How to Be Safe – College Campus Life
College campuses seem to be such friendly, happy places – until something goes wrong. There is crime on campuses – thousands of crimes a day, in fact – from theft of a bike or valuables from a dorm room, to car break-ins, to muggings and rape. A campus is just like a small town, and it is comprised of every type of personality. Not everyone is a “good guy,” and that is the first thing students must understand if they intend to protect themselves and their belongings. Here are some tips that will help to keep you safe and secure on campus.
- Don’t leave valuables in plain sight – in classrooms, student centers, or the library. All you have to do is look away, get up and turn your back for a minute, and you can be the victim of theft. Never leave your laptop, tablet or phone on a table while you go to get something, unless someone you trust can keep an eye on your things for you.
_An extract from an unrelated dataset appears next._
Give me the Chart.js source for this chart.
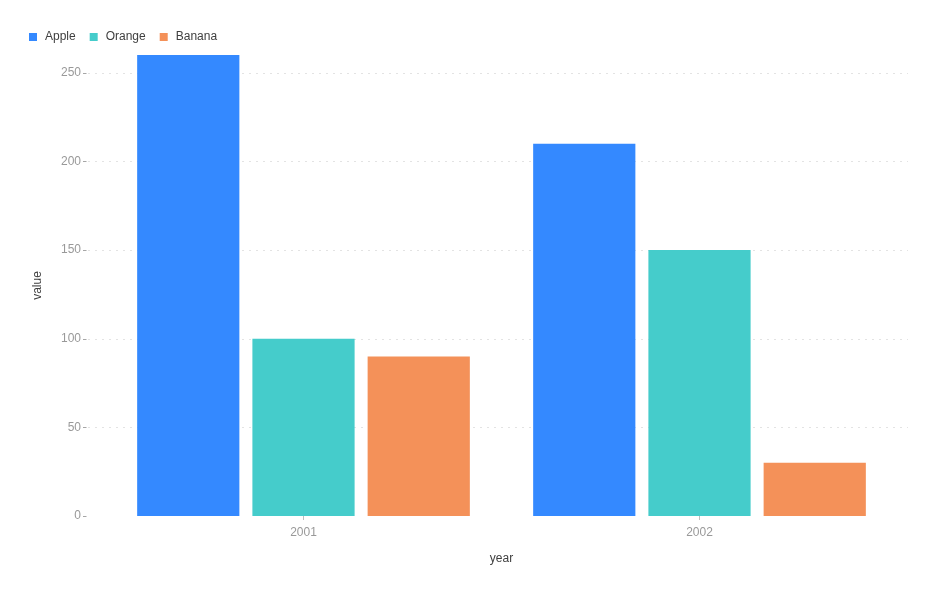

- Don’t leave valuables in plain sight in your car. Student parking lots are the scenes of a huge number of crimes. With so many cars packed in, it’s easy for a thief to “scout” and then smash a window to get something of value from a car. And, no matter how old and “junky” you think your car is, someone will be happy to hotwire it and drive it off. Lock your doors.
- Always check your back seat before you get into your car. This hold true especially at night. Don’t just glance at the seat area. Look at the floor are too.
- Lock your dorm room or apartment/house all the time – when you leave and even after you return. While this may not prevent someone from breaking in, thieves will take the “path of least resistance” and will check for unlocked doors first.
- Don’t display lots of cash or expensive jewelry while you are “out and about.” In fact, don’t carry large amounts of cash with you at all. If you have to for some reason, put the large amount elsewhere on your body – not in your wallet or purse. There are some great small money holders that can wrap around an ankle and be hidden by pants or inside clothing. Invest in one if you have to carry cash.
- Walk in numbers, especially at night, and stay on well-lit paths. During the day, campuses are busy places, and you are pretty safe as long as you do not go off into hidden areas of buildings and campus grounds. At night, however, it’s a different story. Whether you are male or female, always walk with at least one other person at night.
- Get a really good lock for your bike. It should be a strong cable and should go through the wheel and the frame. Most bike thefts occur because a bike wasn’t locked. Even if a thief has a cable cutter, it takes some time, and there is always the risk of being seen.
- Register your bike with campus security.
- Have ID numbers engraved on your expensive electronics. Your phone may have a GPS, but most other devices do not. Most stolen devices end up in pawn shops, and if you have an ID number, police can find it, and sometimes the thief too.
- Don’t go to a party by yourself unless you know the host well. And even if you are having the greatest time ever, don’t stay on if your friend decides to leave. You will be with a houseful of relative strangers and become a prime crime target.
- Fix your own drinks at a party. Never accept a drink from a stranger, and that includes an open beer or soda can.
- Most campuses have emergency call boxes on regular pathways. Make it a point to learn where they are on the most common pathways you take.
- Be vigilant. If you see something suspicious or unusual, call campus security right away. Everyone is “in this” together.
- Never have sex without sober consent of your partner. This goes without saying.
Much of safety on campus falls on you – being aware of your surroundings and those who are in your surroundings. You can reduce your chances of being a crime victim just buy taking these simple steps.